Upvote:3
While we have only fragments of Polycarp, we do know that both Irenaeus, who heard him, and knew his successor bishops in his own day, accepted the Gospel of John.
He writes of his own having seen Polycarp when he was younger:
Polycarp also was not only instructed by apostles, and conversed with many who had seen Christ, but was also, by apostles in Asia, appointed bishop of the Church in Smyrna, whom I also saw in my early youth, for he tarried a very long time, and, when a very old man, gloriously and most nobly suffering martyrdom, departed this life, having always taught the things which he had learned from the apostles, and which the Church has handed down, and which alone are true. To these things all the Asiatic Churches testify, as do also those men who have succeeded Polycarp down to the present timeβa man who was of much greater weight, and a more steadfast witness of truth, than Valentinus, and Marcion, and the rest of the heretics. ...
(Against Heresies, Book III, Chapter 3; 4)
And on how many Gospels they are - note how fundamental the Gospels are, according to Irenaeus, and thus the successor bishops of Polycarp (whom he nowhere accuses of rank heresy for rejecting any thereof):
... It is not possible that the Gospels can be either more or fewer in number than they are.
... And therefore the Gospels are in accord with these things, among which Christ Jesus is seated. For that according to John relates His original, effectual, and glorious generation from the Father, thus declaring, "In the beginning was the Word"
... But that according to Luke, taking up [His] priestly character ...
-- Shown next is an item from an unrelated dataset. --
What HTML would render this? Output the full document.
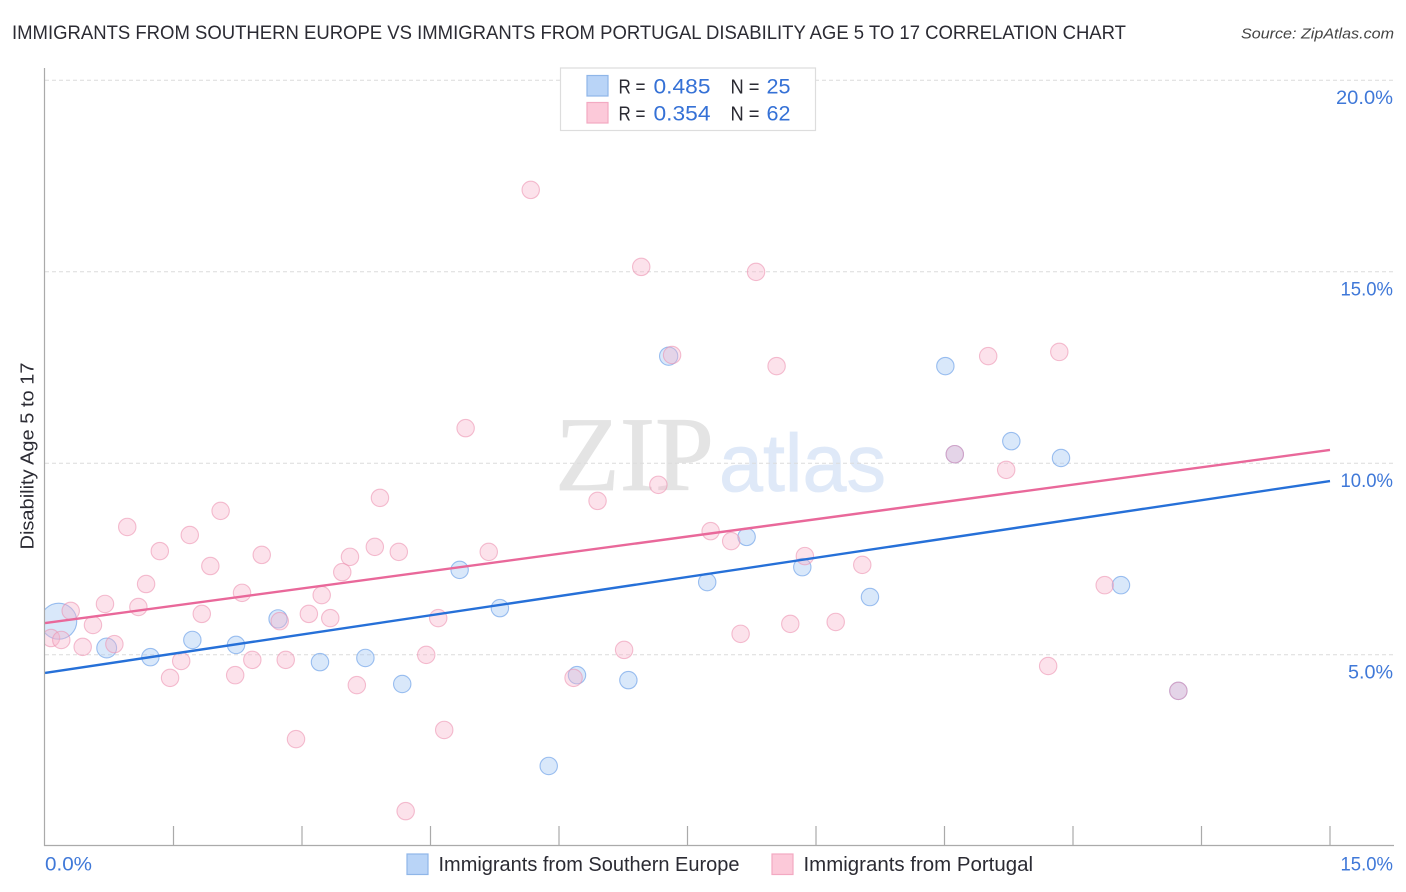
<!DOCTYPE html>
<html lang="en">
<head>
<meta charset="utf-8">
<title>Immigrants from Southern Europe vs Immigrants from Portugal Disability Age 5 to 17 Correlation Chart</title>
<style>
html,body{margin:0;padding:0;background:#fff;width:1406px;height:892px;overflow:hidden}
svg{display:block;font-family:"Liberation Sans",sans-serif}
</style>
</head>
<body>
<svg id="chart" width="1406" height="892" viewBox="0 0 1406 892" xmlns="http://www.w3.org/2000/svg">
  <defs><clipPath id="plot-clip"><rect x="45" y="60" width="1349" height="786"/></clipPath></defs>
  <text x="12" y="39" font-size="19" fill="#2b2b33" textLength="1114" lengthAdjust="spacingAndGlyphs">IMMIGRANTS FROM SOUTHERN EUROPE VS IMMIGRANTS FROM PORTUGAL DISABILITY AGE 5 TO 17 CORRELATION CHART</text>
  <text x="1394" y="38.5" font-size="15" font-style="italic" fill="#444" text-anchor="end" textLength="153" lengthAdjust="spacingAndGlyphs">Source: ZipAtlas.com</text>

  <g>
    <text x="555" y="490" font-family="'Liberation Serif',serif" font-size="106" fill="#e4e4e4" stroke="#e4e4e4" stroke-width="0.8" textLength="159" lengthAdjust="spacingAndGlyphs">ZIP</text>
    <text x="719" y="491" font-size="82" fill="#dfe9f8" stroke="#dfe9f8" stroke-width="0.8" textLength="167" lengthAdjust="spacingAndGlyphs">atlas</text>
  </g>

  <g id="grid"></g>
  <g id="points" clip-path="url(#plot-clip)"></g>
  <g id="trends"></g>

  <line x1="44.5" y1="68" x2="44.5" y2="846" stroke="#aaa" stroke-width="1.2"/>
  <line x1="44" y1="845.5" x2="1394" y2="845.5" stroke="#aaa" stroke-width="1.2"/>
  <g id="xticks"></g>
  <g id="ylabels"></g>
  <g id="xlabels"></g>

  <text transform="translate(33.5 456) rotate(-90)" font-size="18" fill="#2b2b33" text-anchor="middle" textLength="187" lengthAdjust="spacingAndGlyphs">Disability Age 5 to 17</text>

  <g>
    <rect x="560.5" y="68" width="255" height="62.5" fill="#fff" stroke="#ddd" stroke-width="1.2"/>
    <rect x="587" y="75.5" width="21" height="20.5" fill="#b9d4f7" stroke="#8fb6e8" stroke-width="1.2"/>
    <rect x="587" y="102.5" width="21" height="20.5" fill="#fcc9d9" stroke="#f3a9c2" stroke-width="1.2"/>
    <text x="618.5" y="93.5" font-size="20" fill="#2b2b33" textLength="27" lengthAdjust="spacingAndGlyphs">R =</text>
    <text x="653.5" y="93.5" font-size="21" fill="#3571d6" textLength="57" lengthAdjust="spacingAndGlyphs">0.485</text>
    <text x="730.5" y="93.5" font-size="20" fill="#2b2b33" textLength="29" lengthAdjust="spacingAndGlyphs">N =</text>
    <text x="766.5" y="93.5" font-size="21" fill="#3571d6" textLength="24" lengthAdjust="spacingAndGlyphs">25</text>
    <text x="618.5" y="120.5" font-size="20" fill="#2b2b33" textLength="27" lengthAdjust="spacingAndGlyphs">R =</text>
    <text x="653.5" y="120.5" font-size="21" fill="#3571d6" textLength="57" lengthAdjust="spacingAndGlyphs">0.354</text>
    <text x="730.5" y="120.5" font-size="20" fill="#2b2b33" textLength="29" lengthAdjust="spacingAndGlyphs">N =</text>
    <text x="766.5" y="120.5" font-size="21" fill="#3571d6" textLength="24" lengthAdjust="spacingAndGlyphs">62</text>
  </g>

  <g>
    <g>
      <rect x="407" y="854" width="21" height="20.5" fill="#b9d4f7" stroke="#8fb6e8" stroke-width="1.2"/>
      <text x="438.5" y="871" font-size="20" fill="#2b2b33" textLength="301" lengthAdjust="spacingAndGlyphs">Immigrants from Southern Europe</text>
    </g>
    <g>
      <rect x="772" y="854" width="21" height="20.5" fill="#fcc9d9" stroke="#f3a9c2" stroke-width="1.2"/>
      <text x="803.5" y="871" font-size="20" fill="#2b2b33" textLength="229.5" lengthAdjust="spacingAndGlyphs">Immigrants from Portugal</text>
    </g>
  </g>
</svg>
<script>
const yTicks = [5, 10, 15, 20];
const yTickLabels = ['5.0%', '10.0%', '15.0%', '20.0%'];
const xTicks = [1.5, 3, 4.5, 6, 7.5, 9, 10.5, 12, 13.5, 15];
const xEndTicks = [0, 15];
const xEndLabels = ['0.0%', '15.0%'];

const europeX = [0.16,0.72,1.23,1.72,2.23,2.72,3.21,3.74,4.17,4.84,5.31,5.88,6.21,6.81,7.28,7.73,8.19,8.84,9.63,10.51,11.28,11.86,12.56,10.62,13.23];
const europeY = [5.87,5.17,4.93,5.38,5.25,5.93,4.80,4.91,4.23,7.21,6.21,2.09,4.46,4.33,12.79,6.89,8.07,7.28,6.50,12.53,10.57,10.13,6.81,10.23,4.05];
const europeWeight = [4.3,1.3,1,1,1,1.1,1,1,1,1,1,1,1,1,1.1,1,1,1,1,1,1,1,1,1,1];

const portugalX = [0.07,0.19,0.30,0.44,0.56,0.70,0.81,0.96,1.09,1.18,1.34,1.46,1.59,1.69,1.83,1.93,2.05,2.22,2.30,2.42,2.53,2.74,2.81,2.93,3.08,3.23,3.33,3.47,3.56,3.64,3.85,3.91,4.13,4.21,4.45,4.59,4.66,4.91,5.18,5.67,6.17,6.45,6.76,6.96,7.16,7.32,7.77,8.01,8.12,8.30,8.54,8.70,8.87,9.23,9.54,10.62,11.01,11.22,11.71,11.84,12.37,13.23];
const portugalY = [5.43,5.38,6.14,5.20,5.77,6.32,5.27,8.33,6.24,6.84,7.70,4.39,4.83,8.12,6.06,7.31,8.75,4.46,6.61,4.86,7.60,5.87,4.86,2.79,6.06,6.55,5.95,7.15,7.55,4.20,7.81,9.09,7.68,0.91,4.99,5.95,3.03,10.91,7.68,17.13,4.39,9.01,5.12,15.12,9.43,12.82,8.22,7.96,5.54,14.99,12.53,5.80,7.57,5.85,7.34,10.23,12.79,9.82,4.70,12.90,6.81,4.05];

const europeTrendX = [0, 15];
const europeTrendY = [4.52, 9.53];
const portugalTrendX = [0, 15];
const portugalTrendY = [5.82, 10.34];

const SVGNS = 'http://www.w3.org/2000/svg';
function xScale(v) { return 45 + v * (1285 / 15); }
function yScale(v) { return 846 - v * 38.3; }
function rScale(w) { return 8.7 * Math.sqrt(w); }
function labelWidth(s) { return s.length === 5 ? (s.charAt(0) === '1' ? 52.5 : 57) : 45; }
function make(tag, parent, attrs) {
  const el = document.createElementNS(SVGNS, tag);
  for (const k in attrs) el.setAttribute(k, attrs[k]);
  parent.appendChild(el);
  return el;
}

const grid = document.getElementById('grid');
const ylabels = document.getElementById('ylabels');
yTicks.forEach(function (v, i) {
  const g = make('line', grid, {x1: 45, x2: 1394, y1: yScale(v) + 0.3, y2: yScale(v) + 0.3, stroke: '#dcdcdc', 'stroke-width': 1, 'stroke-dasharray': '4 3'});
  
  
  const t = make('text', ylabels, {x: 1393, y: yScale(v) + 24, 'font-size': 19.5, fill: '#3f78d8', 'text-anchor': 'end', textLength: labelWidth(yTickLabels[i]), lengthAdjust: 'spacingAndGlyphs'});
  t.textContent = yTickLabels[i];
  
  
});

const xticks = document.getElementById('xticks');
xTicks.forEach(function (v) {
  const t = make('line', xticks, {x1: xScale(v), x2: xScale(v), y1: 826, y2: 846, stroke: '#aaa', 'stroke-width': 1.2});
  
  
});

const xlabels = document.getElementById('xlabels');
xEndTicks.forEach(function (v, i) {
  const t = make('text', xlabels, {x: i === 0 ? xScale(v) : 1393, y: 870.5, 'font-size': 19.5, fill: '#3f78d8', 'text-anchor': i === 0 ? 'start' : 'end', textLength: i === 0 ? 47 : 52.5, lengthAdjust: 'spacingAndGlyphs'});
  t.textContent = xEndLabels[i];
  
  
});

const points = document.getElementById('points');
europeX.forEach(function (v, i) {
  const c = make('circle', points, {cx: xScale(v), cy: yScale(europeY[i]), r: rScale(europeWeight[i]), fill: 'rgba(165,200,243,0.42)', stroke: 'rgba(100,155,230,0.62)', 'stroke-width': 1.1});
  
  
});
portugalX.forEach(function (v, i) {
  const c = make('circle', points, {cx: xScale(v), cy: yScale(portugalY[i]), r: 8.7, fill: 'rgba(248,180,202,0.38)', stroke: 'rgba(236,145,176,0.58)', 'stroke-width': 1.1});
  
  
});

const trends = document.getElementById('trends');
const europeLine = make('line', trends, {x1: xScale(europeTrendX[0]), y1: yScale(europeTrendY[0]), x2: xScale(europeTrendX[1]), y2: yScale(europeTrendY[1]), stroke: '#2670d8', 'stroke-width': 2.4});


const portugalLine = make('line', trends, {x1: xScale(portugalTrendX[0]), y1: yScale(portugalTrendY[0]), x2: xScale(portugalTrendX[1]), y2: yScale(portugalTrendY[1]), stroke: '#e9689a', 'stroke-width': 2.4});


</script>
</body>
</html>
... Matthew, again, relates His generation as a man, saying, "The book of the generation of Jesus Christ, the son of David, the son of Abraham" ... This, then, is the Gospel of His humanity ...
... Mark, on the other hand, commences with [a reference to] the prophetical spirit coming down from on high to men...
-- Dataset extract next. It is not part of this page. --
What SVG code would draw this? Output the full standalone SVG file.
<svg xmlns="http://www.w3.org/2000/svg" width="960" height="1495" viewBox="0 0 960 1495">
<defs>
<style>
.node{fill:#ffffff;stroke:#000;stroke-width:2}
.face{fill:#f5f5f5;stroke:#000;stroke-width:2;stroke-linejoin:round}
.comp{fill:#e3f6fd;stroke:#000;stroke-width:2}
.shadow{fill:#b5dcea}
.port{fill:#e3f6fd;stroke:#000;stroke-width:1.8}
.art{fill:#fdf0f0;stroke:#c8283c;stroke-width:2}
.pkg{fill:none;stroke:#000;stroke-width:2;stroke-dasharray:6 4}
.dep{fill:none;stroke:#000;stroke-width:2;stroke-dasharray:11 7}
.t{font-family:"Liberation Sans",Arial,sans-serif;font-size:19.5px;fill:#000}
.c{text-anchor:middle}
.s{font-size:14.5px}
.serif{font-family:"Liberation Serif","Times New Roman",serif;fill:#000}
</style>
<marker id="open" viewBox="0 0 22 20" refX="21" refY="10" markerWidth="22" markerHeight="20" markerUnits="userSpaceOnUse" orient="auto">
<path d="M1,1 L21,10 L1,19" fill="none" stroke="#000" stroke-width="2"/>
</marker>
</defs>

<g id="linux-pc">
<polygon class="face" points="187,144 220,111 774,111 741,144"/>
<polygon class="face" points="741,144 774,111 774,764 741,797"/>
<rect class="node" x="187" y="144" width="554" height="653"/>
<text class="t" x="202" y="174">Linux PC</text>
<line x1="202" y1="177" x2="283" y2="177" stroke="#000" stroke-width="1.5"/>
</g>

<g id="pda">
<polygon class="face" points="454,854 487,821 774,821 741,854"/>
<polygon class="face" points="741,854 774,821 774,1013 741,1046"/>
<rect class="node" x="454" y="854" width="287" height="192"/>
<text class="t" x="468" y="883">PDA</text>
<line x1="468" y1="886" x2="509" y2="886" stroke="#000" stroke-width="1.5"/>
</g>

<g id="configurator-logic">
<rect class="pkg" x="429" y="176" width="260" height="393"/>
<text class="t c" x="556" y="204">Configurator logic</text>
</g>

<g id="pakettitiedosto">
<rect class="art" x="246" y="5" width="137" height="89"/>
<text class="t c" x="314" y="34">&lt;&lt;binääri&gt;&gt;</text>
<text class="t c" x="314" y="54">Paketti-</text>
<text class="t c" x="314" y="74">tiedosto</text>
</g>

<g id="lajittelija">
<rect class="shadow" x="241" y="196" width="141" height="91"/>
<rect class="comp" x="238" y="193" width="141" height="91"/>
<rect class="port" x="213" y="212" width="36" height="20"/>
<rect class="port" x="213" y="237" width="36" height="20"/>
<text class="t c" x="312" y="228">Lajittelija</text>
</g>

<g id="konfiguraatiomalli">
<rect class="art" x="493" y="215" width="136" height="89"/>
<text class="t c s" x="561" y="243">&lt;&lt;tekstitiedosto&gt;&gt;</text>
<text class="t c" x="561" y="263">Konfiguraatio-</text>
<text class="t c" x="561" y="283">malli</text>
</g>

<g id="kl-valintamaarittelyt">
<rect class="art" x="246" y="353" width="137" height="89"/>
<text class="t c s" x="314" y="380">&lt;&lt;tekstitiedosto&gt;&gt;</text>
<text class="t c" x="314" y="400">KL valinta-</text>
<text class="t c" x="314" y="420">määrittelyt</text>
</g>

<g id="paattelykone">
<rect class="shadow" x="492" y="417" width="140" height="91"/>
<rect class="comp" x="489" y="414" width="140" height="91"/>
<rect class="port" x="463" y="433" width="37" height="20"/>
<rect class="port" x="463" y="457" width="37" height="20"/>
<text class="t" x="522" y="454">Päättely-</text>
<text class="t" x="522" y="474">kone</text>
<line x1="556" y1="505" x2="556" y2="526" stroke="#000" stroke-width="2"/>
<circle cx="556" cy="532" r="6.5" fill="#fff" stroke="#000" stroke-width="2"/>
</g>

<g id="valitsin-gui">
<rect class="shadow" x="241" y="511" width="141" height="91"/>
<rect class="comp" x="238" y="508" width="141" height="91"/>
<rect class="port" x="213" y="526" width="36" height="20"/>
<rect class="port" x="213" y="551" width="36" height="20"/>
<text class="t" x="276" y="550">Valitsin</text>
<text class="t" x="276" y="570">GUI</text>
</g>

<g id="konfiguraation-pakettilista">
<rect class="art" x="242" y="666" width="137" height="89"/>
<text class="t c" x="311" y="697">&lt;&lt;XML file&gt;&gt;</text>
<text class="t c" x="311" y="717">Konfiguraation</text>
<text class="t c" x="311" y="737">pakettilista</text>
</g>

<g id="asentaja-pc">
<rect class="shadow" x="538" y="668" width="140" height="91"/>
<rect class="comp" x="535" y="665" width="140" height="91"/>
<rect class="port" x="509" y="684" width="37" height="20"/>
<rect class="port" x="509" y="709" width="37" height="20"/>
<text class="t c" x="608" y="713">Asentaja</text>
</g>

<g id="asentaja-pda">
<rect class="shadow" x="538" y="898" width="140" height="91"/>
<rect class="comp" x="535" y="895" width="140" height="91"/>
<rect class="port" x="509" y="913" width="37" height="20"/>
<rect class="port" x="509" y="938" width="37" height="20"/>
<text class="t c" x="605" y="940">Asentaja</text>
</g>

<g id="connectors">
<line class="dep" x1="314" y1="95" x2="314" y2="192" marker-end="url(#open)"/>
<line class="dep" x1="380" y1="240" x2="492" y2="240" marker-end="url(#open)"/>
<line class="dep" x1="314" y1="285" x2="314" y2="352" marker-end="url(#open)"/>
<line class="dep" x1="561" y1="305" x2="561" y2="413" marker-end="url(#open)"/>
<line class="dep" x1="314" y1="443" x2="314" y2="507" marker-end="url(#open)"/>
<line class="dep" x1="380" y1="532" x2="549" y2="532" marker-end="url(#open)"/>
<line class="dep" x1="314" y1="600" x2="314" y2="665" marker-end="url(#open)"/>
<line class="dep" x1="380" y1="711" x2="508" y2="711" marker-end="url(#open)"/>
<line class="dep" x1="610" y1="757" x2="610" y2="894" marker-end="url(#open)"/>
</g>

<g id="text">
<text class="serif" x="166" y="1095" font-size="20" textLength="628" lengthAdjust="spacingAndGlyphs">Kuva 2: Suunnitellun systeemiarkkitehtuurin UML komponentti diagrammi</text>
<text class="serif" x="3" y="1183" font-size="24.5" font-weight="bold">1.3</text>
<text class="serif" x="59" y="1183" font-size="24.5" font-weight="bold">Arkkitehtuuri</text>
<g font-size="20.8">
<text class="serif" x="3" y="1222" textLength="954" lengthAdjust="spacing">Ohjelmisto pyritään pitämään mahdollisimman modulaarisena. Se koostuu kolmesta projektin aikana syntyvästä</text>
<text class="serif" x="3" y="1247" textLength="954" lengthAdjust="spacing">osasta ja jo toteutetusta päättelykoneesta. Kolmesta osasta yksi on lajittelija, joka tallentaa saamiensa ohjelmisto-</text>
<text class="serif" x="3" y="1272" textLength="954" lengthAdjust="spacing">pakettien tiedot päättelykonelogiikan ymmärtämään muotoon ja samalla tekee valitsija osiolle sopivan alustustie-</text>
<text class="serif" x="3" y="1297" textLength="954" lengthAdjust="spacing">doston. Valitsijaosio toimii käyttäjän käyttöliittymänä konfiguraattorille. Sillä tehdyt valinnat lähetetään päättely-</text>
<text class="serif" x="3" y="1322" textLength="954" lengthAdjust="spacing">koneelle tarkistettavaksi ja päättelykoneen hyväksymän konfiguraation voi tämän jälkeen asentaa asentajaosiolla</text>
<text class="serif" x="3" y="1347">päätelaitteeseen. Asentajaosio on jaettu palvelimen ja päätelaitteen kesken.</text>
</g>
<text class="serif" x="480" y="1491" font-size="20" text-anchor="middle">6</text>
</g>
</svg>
For the living creatures are quadriform, and the Gospel is quadriform. ... These things being so, all who destroy the form of the Gospel are vain, unlearned, and also audacious; those, that is, who represent the aspects of the Gospel as being either more in number than as aforesaid, or, on the other hand, fewer. The former class [do so], that they may seem to have discovered more than is of the truth; the latter, that they may set the dispensations of God aside. ... But that these Gospels alone are true and reliable, and admit neither an increase nor diminution of the aforesaid number ...
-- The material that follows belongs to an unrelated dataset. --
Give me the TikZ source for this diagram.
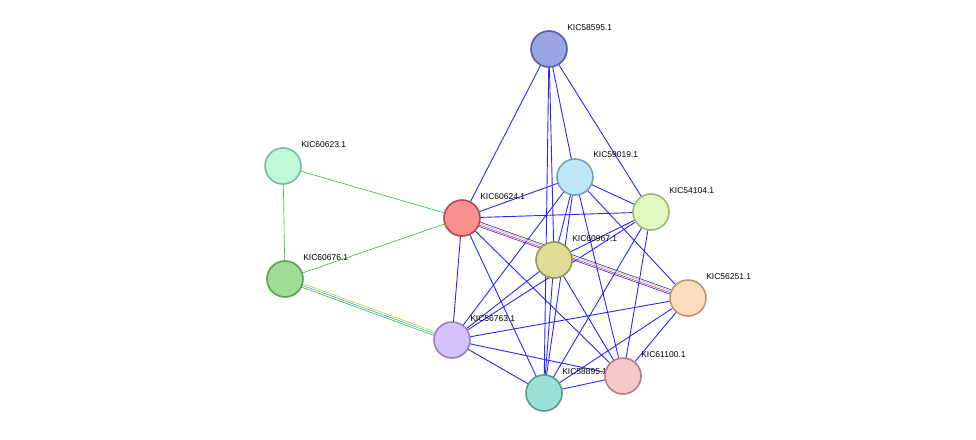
\documentclass[tikz,border=0pt]{standalone}
\usepackage{fontspec}
\setmainfont{Liberation Sans}
\definecolor{edge_blue}{RGB}{40,40,245}
\definecolor{edge_green}{RGB}{50,190,50}
\definecolor{edge_pink}{RGB}{220,50,210}
\definecolor{edge_yellow}{RGB}{190,210,40}
\definecolor{edge_cyan}{RGB}{50,170,230}

\begin{document}
\begin{tikzpicture}[x=1pt,y=-1pt,semithick]
    \tikzstyle{prot}=[circle, minimum size=36pt, inner sep=0pt, line width=1.6pt]
    \tikzstyle{lbl}=[anchor=west, inner sep=0pt, font=\fontsize{8.5}{10}\selectfont]
    \tikzstyle{ppi}=[edge_blue, line width=0.9pt]
    \useasboundingbox (0,0) rectangle (976,439);

    \coordinate (n1) at (549,49);
    \coordinate (n2) at (575,177);
    \coordinate (n3) at (651,212);
    \coordinate (n4) at (462,218);
    \coordinate (n5) at (554,260);
    \coordinate (n6) at (688,298);
    \coordinate (n7) at (283,166);
    \coordinate (n8) at (285,279);
    \coordinate (n9) at (452,340);
    \coordinate (n10) at (623,376);
    \coordinate (n11) at (544,393);

    \foreach \a/\b in {n1/n4,n1/n5,n1/n11,n1/n2,n1/n3,
                       n2/n4,n2/n3,n2/n9,n2/n5,n2/n11,n2/n10,n2/n6,
                       n4/n3,n4/n9,n4/n11,n4/n10,
                       n3/n5,n3/n9,n3/n11,n3/n10,
                       n5/n9,n5/n11,n5/n10,
                       n6/n9,n6/n11,n6/n10,
                       n9/n11,n9/n10,n11/n10}
        \draw[ppi] (\a) -- (\b);
    % multi-evidence links
    \draw[edge_blue] ([yshift=-2.5]n4) -- ([yshift=-2.5]n6);
    \draw[edge_pink] ([yshift=-1]n4) -- ([yshift=-1]n6);
    \draw[edge_yellow] ([yshift=0.8]n4) -- ([yshift=0.8]n6);
    \draw[edge_blue] ([yshift=2.3]n4) -- ([yshift=2.3]n6);
    \draw[edge_green] ([yshift=-2]n8) -- ([yshift=-2]n9);
    \draw[edge_cyan] (n8) -- (n9);
    \draw[edge_yellow] ([yshift=2]n8) -- ([yshift=2]n9);
    \draw[edge_green] (n7) -- (n8);
    \draw[edge_green] (n7) -- (n4);
    \draw[edge_green] (n8) -- (n4);

    \node[prot, draw={rgb,255:red,85;green,95;blue,165}, fill={rgb,255:red,155;green,165;blue,225}] (p1) at (n1) {};
    \node[lbl] at (567,28) {KIC58595.1};
    \node[prot, draw={rgb,255:red,120;green,160;blue,185}, fill={rgb,255:red,190;green,230;blue,250}] (p2) at (n2) {};
    \node[lbl] at (593,155) {KIC59019.1};
    \node[prot, draw={rgb,255:red,160;green,185;blue,110}, fill={rgb,255:red,225;green,250;blue,195}] (p3) at (n3) {};
    \node[lbl] at (669,191) {KIC54104.1};
    \node[prot, draw={rgb,255:red,175;green,75;blue,75}, fill={rgb,255:red,250;green,145;blue,145}] (p4) at (n4) {};
    \node[lbl] at (480,197) {KIC60624.1};
    \node[prot, draw={rgb,255:red,150;green,150;blue,85}, fill={rgb,255:red,222;green,220;blue,150}] (p5) at (n5) {};
    \node[lbl] at (572,239) {KIC60967.1};
    \node[prot, draw={rgb,255:red,185;green,150;blue,120}, fill={rgb,255:red,253;green,220;blue,190}] (p6) at (n6) {};
    \node[lbl] at (706,277) {KIC56251.1};
    \node[prot, draw={rgb,255:red,125;green,185;blue,150}, fill={rgb,255:red,190;green,250;blue,215}] (p7) at (n7) {};
    \node[lbl] at (301,145) {KIC60623.1};
    \node[prot, draw={rgb,255:red,95;green,155;blue,85}, fill={rgb,255:red,160;green,220;blue,150}] (p8) at (n8) {};
    \node[lbl] at (303,258) {KIC60676.1};
    \node[prot, draw={rgb,255:red,150;green,130;blue,190}, fill={rgb,255:red,212;green,195;blue,250}] (p9) at (n9) {};
    \node[lbl] at (470,319) {KIC56763.1};
    \node[prot, draw={rgb,255:red,85;green,155;blue,145}, fill={rgb,255:red,155;green,225;blue,215}] (p11) at (n11) {};
    \node[lbl] at (562,372) {KIC58895.1};
    \node[prot, draw={rgb,255:red,185;green,125;blue,125}, fill={rgb,255:red,245;green,200;blue,200}] (p10) at (n10) {};
    \node[lbl] at (641,355) {KIC61100.1};
\end{tikzpicture}
\end{document}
(Against Heresies, Book III, Chapter 11; 8-9)
It's not possible that early Christians were divided on the core Scriptures that are the Gospels, and no mention is ever made of there being a dispute among Christians on the same. Only blatant heretics who are marked by their novelty or disagreement with the entire church spread across the world, showing their unorthodoxy.
As for the celebration of Easter and issues regarding the harmonization of the Gospels, these are subjective, and shouldn't be the basis for accepting or rejecting a Gospel. In fact, if Gospel's aren't handed on by tradition, then they become victim to judgement by anyone, and anyone and everyone determines which Gospels suit his interpretation and taste.